The mesh was compressed so it was stable and had no stretch, making it lower profile than the type of under-bust support used before. What should have been trash, just excess fabric surrounding the actual mold was the answer the team was looking for. The moment was akin to Nike co-founder Bill Bowerman seeing his wife’s waffle iron and creating the first Nike Waffle sole. The new flexible under-bust support has reduced the weight of the fully adjustable versions of the Nike Victory Adjust X and U Bra and is protected by a patent (one of three for the Nike Victory Bra series). Each version of the bra is now 10 to 27 percent lighter than the models they’re replacing. And the shoulder straps are also 35 to 90 percent stronger, to provide a solid anchor.

Through this process, the team also developed a new testing protocol for the bra. In biomechanical lab tests, every woman tests differently. The same woman can wear the same bra and do the same activity, but will get different results on different days simply based on normal hormonal fluctuation in her body. Mechanical testing collects samples from specific components of the bra to ensure it provides enough support and stretch. It also means the results aren’t subjective.

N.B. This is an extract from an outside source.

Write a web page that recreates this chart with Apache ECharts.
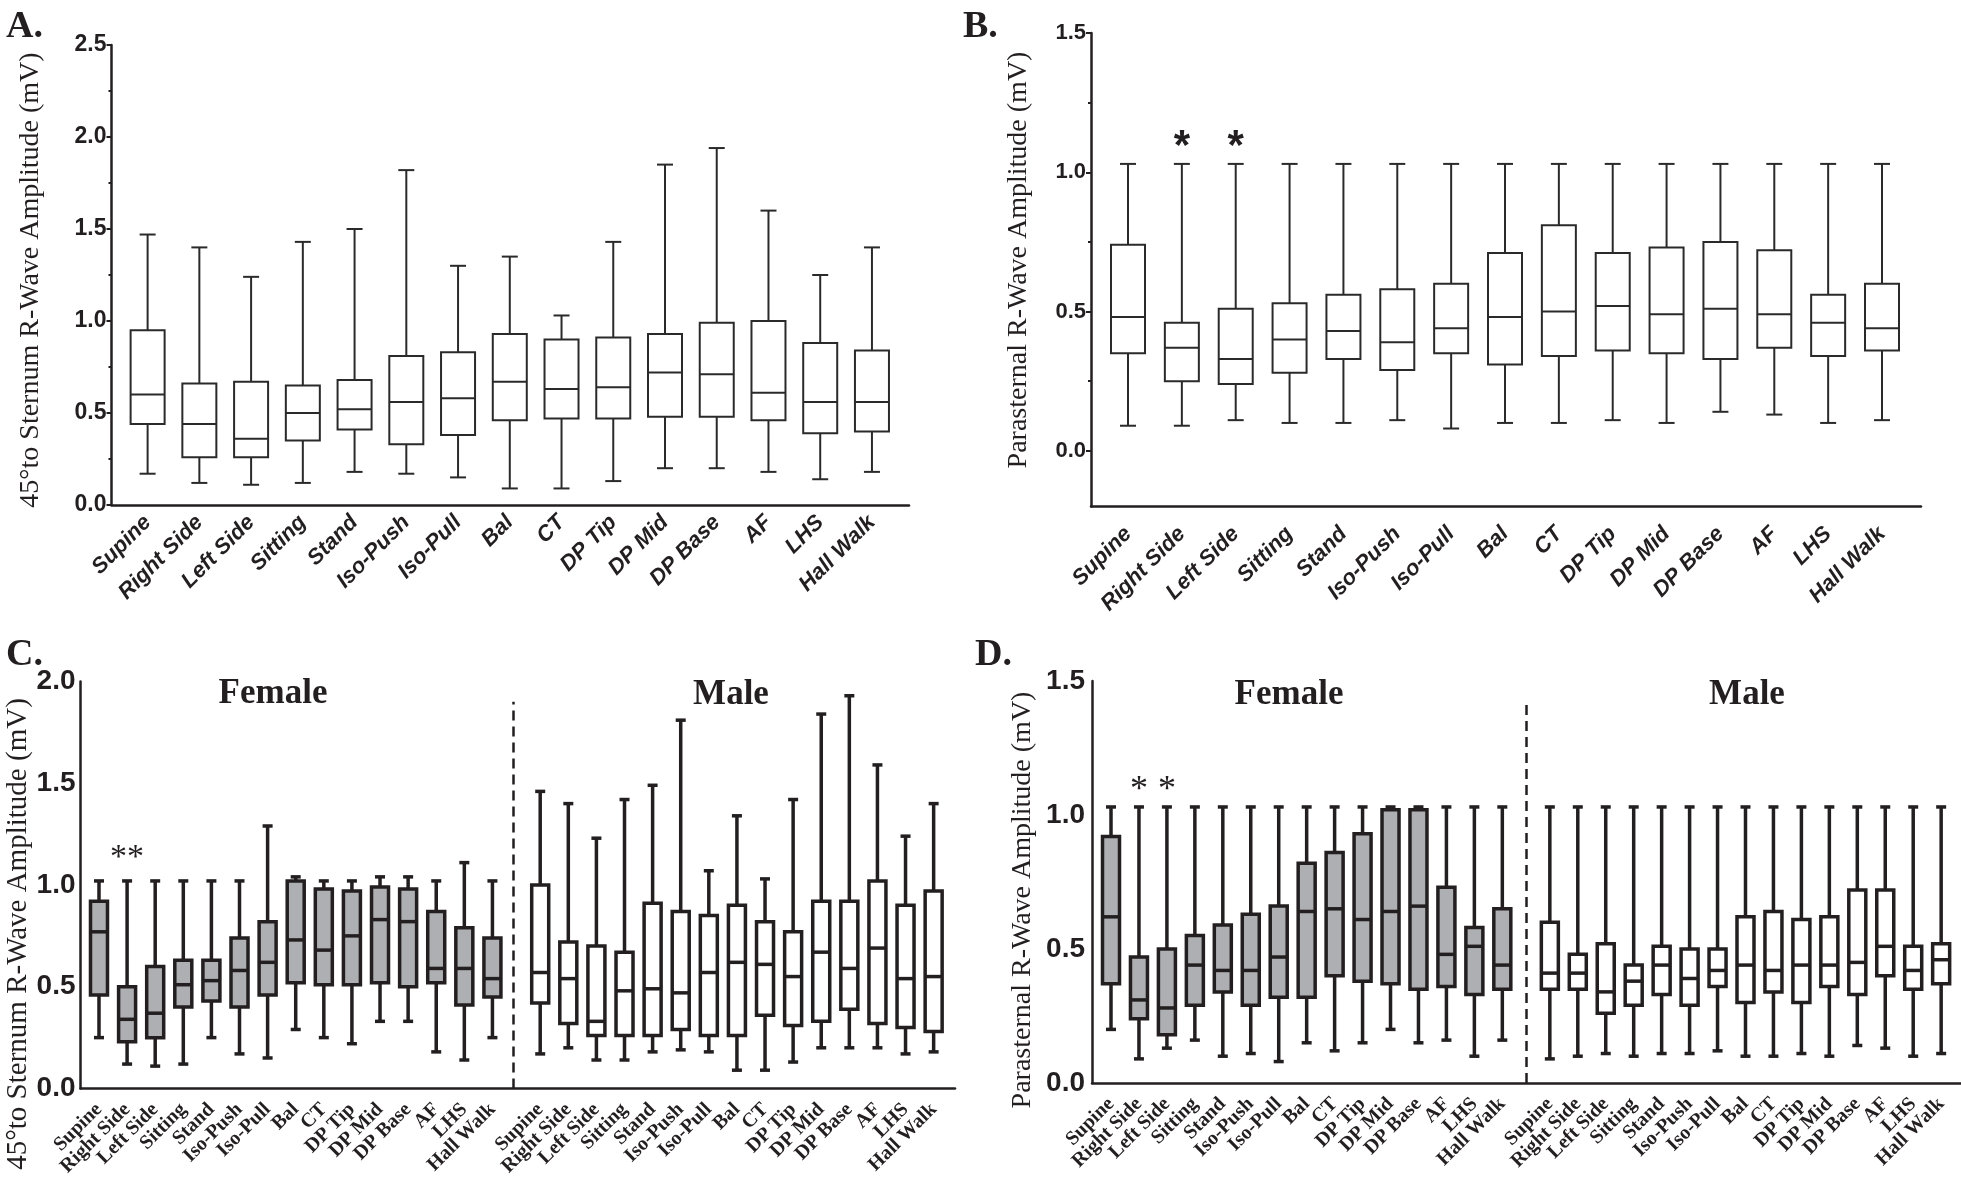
<!DOCTYPE html>
<html><head><meta charset="utf-8">
<script src="https://cdn.jsdelivr.net/npm/echarts@6/dist/echarts.min.js"></script>
<style>html,body{margin:0;padding:0;background:#fff}#c{width:1961px;height:1195px}</style>
</head><body><div id="c"></div>
<script>
// ---------- DATA ----------
const categories = ['Supine','Right Side','Left Side','Sitting','Stand','Iso-Push','Iso-Pull','Bal','CT','DP Tip','DP Mid','DP Base','AF','LHS','Hall Walk'];
// each row: [min, q1, median, q3, max]
const sternumAll = [
  [0.17,0.44,0.60,0.95,1.47],[0.12,0.26,0.44,0.66,1.40],[0.11,0.26,0.36,0.67,1.24],[0.12,0.35,0.50,0.65,1.43],
  [0.18,0.41,0.52,0.68,1.50],[0.17,0.33,0.56,0.81,1.82],[0.15,0.38,0.58,0.83,1.30],[0.09,0.46,0.67,0.93,1.35],
  [0.09,0.47,0.63,0.90,1.03],[0.13,0.47,0.64,0.91,1.43],[0.20,0.48,0.72,0.93,1.85],[0.20,0.48,0.71,0.99,1.94],
  [0.18,0.46,0.61,1.00,1.60],[0.14,0.39,0.56,0.88,1.25],[0.18,0.40,0.56,0.84,1.40]
];
const parasternalAll = [
  [0.09,0.35,0.48,0.74,1.03],[0.09,0.25,0.37,0.46,1.03],[0.11,0.24,0.33,0.51,1.03],[0.10,0.28,0.40,0.53,1.03],
  [0.10,0.33,0.43,0.56,1.03],[0.11,0.29,0.39,0.58,1.03],[0.08,0.35,0.44,0.60,1.03],[0.10,0.31,0.48,0.71,1.03],
  [0.10,0.34,0.50,0.81,1.03],[0.11,0.36,0.52,0.71,1.03],[0.10,0.35,0.49,0.73,1.03],[0.14,0.33,0.51,0.75,1.03],
  [0.13,0.37,0.49,0.72,1.03],[0.10,0.34,0.46,0.56,1.03],[0.11,0.36,0.44,0.60,1.03]
];
const sternumFemale = [
  [0.25,0.46,0.77,0.92,1.02],[0.12,0.23,0.34,0.50,1.02],[0.11,0.25,0.37,0.60,1.02],[0.12,0.40,0.51,0.63,1.02],
  [0.25,0.43,0.53,0.63,1.02],[0.17,0.40,0.58,0.74,1.02],[0.15,0.46,0.62,0.82,1.29],[0.29,0.52,0.73,1.02,1.04],
  [0.25,0.51,0.68,0.98,1.02],[0.22,0.51,0.75,0.97,1.02],[0.33,0.52,0.83,0.99,1.04],[0.33,0.50,0.82,0.98,1.04],
  [0.18,0.52,0.59,0.87,1.02],[0.14,0.41,0.59,0.79,1.11],[0.25,0.45,0.54,0.74,1.02]
];
const sternumMale = [
  [0.17,0.42,0.57,1.00,1.46],[0.20,0.32,0.54,0.72,1.40],[0.14,0.26,0.33,0.70,1.23],[0.14,0.26,0.48,0.67,1.42],
  [0.18,0.26,0.49,0.91,1.49],[0.19,0.29,0.47,0.87,1.81],[0.18,0.26,0.57,0.85,1.07],[0.09,0.26,0.62,0.90,1.34],
  [0.09,0.36,0.61,0.82,1.03],[0.13,0.31,0.55,0.77,1.42],[0.20,0.33,0.67,0.92,1.84],[0.20,0.39,0.59,0.92,1.93],
  [0.20,0.32,0.69,1.02,1.59],[0.17,0.30,0.54,0.90,1.24],[0.18,0.28,0.55,0.97,1.40]
];
const parasternalFemale = [
  [0.20,0.37,0.62,0.92,1.03],[0.09,0.24,0.31,0.47,1.03],[0.13,0.18,0.28,0.50,1.03],[0.16,0.29,0.44,0.55,1.03],
  [0.10,0.34,0.42,0.59,1.03],[0.11,0.29,0.42,0.63,1.03],[0.08,0.32,0.47,0.66,1.03],[0.15,0.32,0.64,0.82,1.03],
  [0.12,0.40,0.65,0.86,1.03],[0.15,0.38,0.61,0.93,1.03],[0.20,0.37,0.64,1.02,1.03],[0.15,0.35,0.66,1.02,1.03],
  [0.16,0.36,0.48,0.73,1.03],[0.10,0.33,0.51,0.58,1.03],[0.16,0.35,0.44,0.65,1.03]
];
const parasternalMale = [
  [0.09,0.35,0.41,0.60,1.03],[0.10,0.35,0.41,0.48,1.03],[0.11,0.26,0.34,0.52,1.03],[0.10,0.29,0.38,0.44,1.03],
  [0.11,0.33,0.44,0.51,1.03],[0.11,0.29,0.39,0.50,1.03],[0.12,0.36,0.42,0.50,1.03],[0.10,0.30,0.44,0.62,1.03],
  [0.10,0.34,0.42,0.64,1.03],[0.11,0.30,0.44,0.61,1.03],[0.10,0.36,0.44,0.62,1.03],[0.14,0.33,0.45,0.72,1.03],
  [0.13,0.40,0.51,0.72,1.03],[0.10,0.35,0.42,0.51,1.03],[0.11,0.37,0.46,0.52,1.03]
];
// significance marks: [category index, value]
const starsB = [[1,1.09],[2,1.09]];
const starsC = [[1,1.13]];
const starsD = [[1,1.09],[2,1.09]];
const ticksB = [0,0.5,1.0,1.5];
const minorB = [0.25,0.75,1.25];

// ---------- LAYOUT / STYLE ----------
const MALE_SHIFT = 15.7;
const SANS = "Liberation Sans, Arial, sans-serif";
const SERIF = "Liberation Serif, Times New Roman, serif";
const INK = '#231f20';
const GRAY = '#aeafb2';

function items(rows, shift){ return rows.map((r,i)=>[i+shift].concat(r)); }
const femPos = categories.map((_,i)=>i);
const malePos = categories.map((_,i)=>i+MALE_SHIFT);
function catName(v){ return v < 15 ? categories[Math.round(v)] : categories[Math.round(v-MALE_SHIFT)]; }

function boxRenderer(st){
  return function(params, api){
    const x = api.value(0);
    const pMin = api.coord([x, api.value(1)]);
    const pQ1 = api.coord([x, api.value(2)]);
    const pMed = api.coord([x, api.value(3)]);
    const pQ3 = api.coord([x, api.value(4)]);
    const pMax = api.coord([x, api.value(5)]);
    const cx = pMin[0], bw = st.boxW/2, cw = st.capW/2;
    const ls = {stroke: st.stroke, lineWidth: st.lw, fill: null};
    return {type:'group', children:[
      {type:'line', shape:{x1:cx,y1:pMax[1],x2:cx,y2:pQ3[1]}, style:ls},
      {type:'line', shape:{x1:cx,y1:pQ1[1],x2:cx,y2:pMin[1]}, style:ls},
      {type:'line', shape:{x1:cx-cw,y1:pMax[1],x2:cx+cw,y2:pMax[1]}, style:ls},
      {type:'line', shape:{x1:cx-cw,y1:pMin[1],x2:cx+cw,y2:pMin[1]}, style:ls},
      {type:'rect', shape:{x:cx-bw,y:pQ3[1],width:2*bw,height:pQ1[1]-pQ3[1]}, style:{fill:st.fill, stroke:st.stroke, lineWidth:st.lw}},
      {type:'line', shape:{x1:cx-bw,y1:pMed[1],x2:cx+bw,y2:pMed[1]}, style:{stroke:st.stroke, lineWidth:st.lw}}
    ]};
  };
}
function starRenderer(txt, font, size, weight){
  return function(params, api){
    const p = api.coord([api.value(0), api.value(1)]);
    return {type:'text', x:p[0], y:p[1], style:{text:txt, fontFamily:font, fontSize:size, fontWeight:weight, fill:INK, align:'center', verticalAlign:'middle'}};
  };
}
// rotated category label drawn at the axis position (used where the axis would drop overlapping labels)
function catLabelRenderer(margin, font, size){
  return function(params, api){
    const p = api.coord([api.value(0), 0]);
    return {type:'text', x:p[0], y:p[1]+margin, rotation:Math.PI/4,
      style:{text:catName(api.value(0)), fontFamily:font, fontSize:size, fontWeight:'bold', fill:INK, align:'right', verticalAlign:'middle'}};
  };
}

const thin = {boxW:34, capW:16, lw:2, stroke:'#2a2a2a', fill:'#fff'};
const thickW = {boxW:17, capW:10, lw:3.5, stroke:INK, fill:'#fff'};
const thickG = {boxW:17, capW:10, lw:3.5, stroke:INK, fill:GRAY};

function xAxisCfg(grid, min, max, values, opts){
  return {type:'value', gridIndex:grid, min:min, max:max,
    axisLine:{show:true, onZero:false, lineStyle:{color:INK, width:2.5}},
    axisTick:{show:false}, splitLine:{show:false},
    axisLabel:{show:opts.show !== false, customValues:values, rotate:45, margin:opts.margin, formatter:catName,
      showMinLabel:true, showMaxLabel:true, hideOverlap:false,
      color:INK, fontFamily:opts.font, fontWeight:'bold', fontStyle:opts.italic?'italic':'normal', fontSize:opts.size}};
}
function yLine(){ return {show:true, onZero:false, lineStyle:{color:INK, width:2.5}}; }
const yLab = (size, margin, extra) => Object.assign({margin:margin, formatter:v=>v.toFixed(1), color:INK, fontFamily:SANS, fontWeight:'bold', fontSize:size, showMinLabel:true, showMaxLabel:true}, extra||{});

const chart = echarts.init(document.getElementById('c'), null, {renderer:'canvas'});
const option = {
  backgroundColor:'#fff',
  animation:false,
  grid:[
    {left:111.5, top:45, width:797.5, height:460},
    {left:1091, top:33, width:830, height:473.5},
    {left:80.5, top:681.5, width:874.5, height:407},
    {left:1092, top:681, width:869, height:402}
  ],
  xAxis:[
    xAxisCfg(0, -0.698, 14.716, femPos, {margin:14, font:SANS, italic:true, size:22}),
    xAxisCfg(1, -0.687, 14.724, femPos, {margin:24, font:SANS, italic:true, size:22}),
    xAxisCfg(2, -0.658, 30.46, femPos.concat(malePos), {margin:18, font:SERIF, italic:false, size:20}),
    xAxisCfg(3, -0.68, 30.41, femPos.concat(malePos), {show:false, margin:18, font:SERIF, italic:false, size:20})
  ],
  yAxis:[
    {type:'value', gridIndex:0, min:0, max:2.5, interval:0.5, axisLine:yLine(),
      axisTick:{show:true, length:5, lineStyle:{color:INK, width:2}},
      minorTick:{show:true, splitNumber:2, length:3, lineStyle:{color:INK, width:2}},
      splitLine:{show:false}, axisLabel:yLab(23,5)},
    {type:'value', gridIndex:1, min:-0.2, max:1.5, axisLine:yLine(),
      axisTick:{show:true, length:5, customValues:ticksB, lineStyle:{color:INK, width:2}},
      splitLine:{show:false}, axisLabel:yLab(22,5,{customValues:ticksB})},
    {type:'value', gridIndex:2, min:0, max:2.0, interval:0.5, axisLine:yLine(),
      axisTick:{show:false}, splitLine:{show:false}, axisLabel:yLab(28,5)},
    {type:'value', gridIndex:3, min:0, max:1.5, interval:0.5, axisLine:yLine(),
      axisTick:{show:false}, splitLine:{show:false}, axisLabel:yLab(28,7)},
    {type:'value', gridIndex:1, min:-0.2, max:1.5, position:'left',
      axisLine:{show:false, onZero:false}, splitLine:{show:false}, axisLabel:{show:false},
      axisTick:{show:true, length:3, customValues:minorB, lineStyle:{color:INK, width:2}}}
  ],
  series:[
    {type:'custom', xAxisIndex:0, yAxisIndex:0, data:items(sternumAll,0), encode:{x:0,y:[1,2,3,4,5]}, renderItem:boxRenderer(thin), clip:false},
    {type:'custom', xAxisIndex:1, yAxisIndex:1, data:items(parasternalAll,0), encode:{x:0,y:[1,2,3,4,5]}, renderItem:boxRenderer(thin), clip:false},
    {type:'custom', xAxisIndex:2, yAxisIndex:2, data:items(sternumFemale,0), encode:{x:0,y:[1,2,3,4,5]}, renderItem:boxRenderer(thickG), clip:false,
      markLine:{silent:true, symbol:['none','none'], label:{show:false}, lineStyle:{color:INK, width:2.5, type:[10,6]},
        data:[[{coord:[14.73,0]},{coord:[14.73,1.9]}]]}},
    {type:'custom', xAxisIndex:2, yAxisIndex:2, data:items(sternumMale,MALE_SHIFT), encode:{x:0,y:[1,2,3,4,5]}, renderItem:boxRenderer(thickW), clip:false},
    {type:'custom', xAxisIndex:3, yAxisIndex:3, data:items(parasternalFemale,0), encode:{x:0,y:[1,2,3,4,5]}, renderItem:boxRenderer(thickG), clip:false,
      markLine:{silent:true, symbol:['none','none'], label:{show:false}, lineStyle:{color:INK, width:2.5, type:[10,6]},
        data:[[{coord:[14.85,0]},{coord:[14.85,1.42]}]]}},
    {type:'custom', xAxisIndex:3, yAxisIndex:3, data:items(parasternalMale,MALE_SHIFT), encode:{x:0,y:[1,2,3,4,5]}, renderItem:boxRenderer(thickW), clip:false},
    {type:'custom', xAxisIndex:3, yAxisIndex:3, data:femPos.concat(malePos).map(p=>[p]), encode:{x:0}, renderItem:catLabelRenderer(18, SERIF, 20), clip:false, silent:true},
    {type:'custom', xAxisIndex:1, yAxisIndex:1, data:starsB, encode:{x:0,y:1}, renderItem:starRenderer('*', SANS, 42, 'bold'), clip:false},
    {type:'custom', xAxisIndex:2, yAxisIndex:2, data:starsC, encode:{x:0,y:1}, renderItem:starRenderer('**', SERIF, 34, 'normal'), clip:false},
    {type:'custom', xAxisIndex:3, yAxisIndex:3, data:starsD, encode:{x:0,y:1}, renderItem:starRenderer('*', SERIF, 36, 'normal'), clip:false}
  ],
  graphic:[
    {type:'text', left:6, top:8, style:{text:'A.', font:'bold 38px '+SERIF, fill:INK}},
    {type:'text', left:963, top:8, style:{text:'B.', font:'bold 38px '+SERIF, fill:INK}},
    {type:'text', left:6, top:636, style:{text:'C.', font:'bold 38px '+SERIF, fill:INK}},
    {type:'text', left:975, top:636, style:{text:'D.', font:'bold 38px '+SERIF, fill:INK}},
    {type:'text', x:31, y:280, rotation:Math.PI/2, style:{text:'45°to Sternum R-Wave Amplitude (mV)', font:'28px '+SERIF, fill:INK, align:'center', verticalAlign:'middle'}},
    {type:'text', x:1019, y:260, rotation:Math.PI/2, style:{text:'Parasternal R-Wave Amplitude (mV)', font:'28px '+SERIF, fill:INK, align:'center', verticalAlign:'middle'}},
    {type:'text', x:18, y:934, rotation:Math.PI/2, style:{text:'45°to Sternum R-Wave Amplitude (mV)', font:'29px '+SERIF, fill:INK, align:'center', verticalAlign:'middle'}},
    {type:'text', x:1023, y:900, rotation:Math.PI/2, style:{text:'Parasternal R-Wave Amplitude (mV)', font:'28px '+SERIF, fill:INK, align:'center', verticalAlign:'middle'}},
    {type:'text', x:273, y:694, style:{text:'Female', font:'bold 35px '+SERIF, fill:INK, align:'center', verticalAlign:'middle'}},
    {type:'text', x:731, y:695, style:{text:'Male', font:'bold 35px '+SERIF, fill:INK, align:'center', verticalAlign:'middle'}},
    {type:'text', x:1289, y:695, style:{text:'Female', font:'bold 35px '+SERIF, fill:INK, align:'center', verticalAlign:'middle'}},
    {type:'text', x:1747, y:695, style:{text:'Male', font:'bold 35px '+SERIF, fill:INK, align:'center', verticalAlign:'middle'}}
  ]
};
chart.setOption(option);
</script></body></html>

Not leaving anything to chance, the team conducted extensive wear-testing, with each prototype worn numerous times by professional athletes like Paula Radcliffe and members of the U.S. Women’s National Soccer Team. The results were excellent – no one wanted to give back their bras.

Each element of the Nike Victory Bra series has been obsessed over, crafted and considered. No detail was too small, no part too minor, making it Nike’s most advanced bra yet, setting a new standard for the industry. This focus on everything from the seams and stitches to the thread and hardware adds up to stronger, lighter, more comfortable support for women – no matter what their sport or size.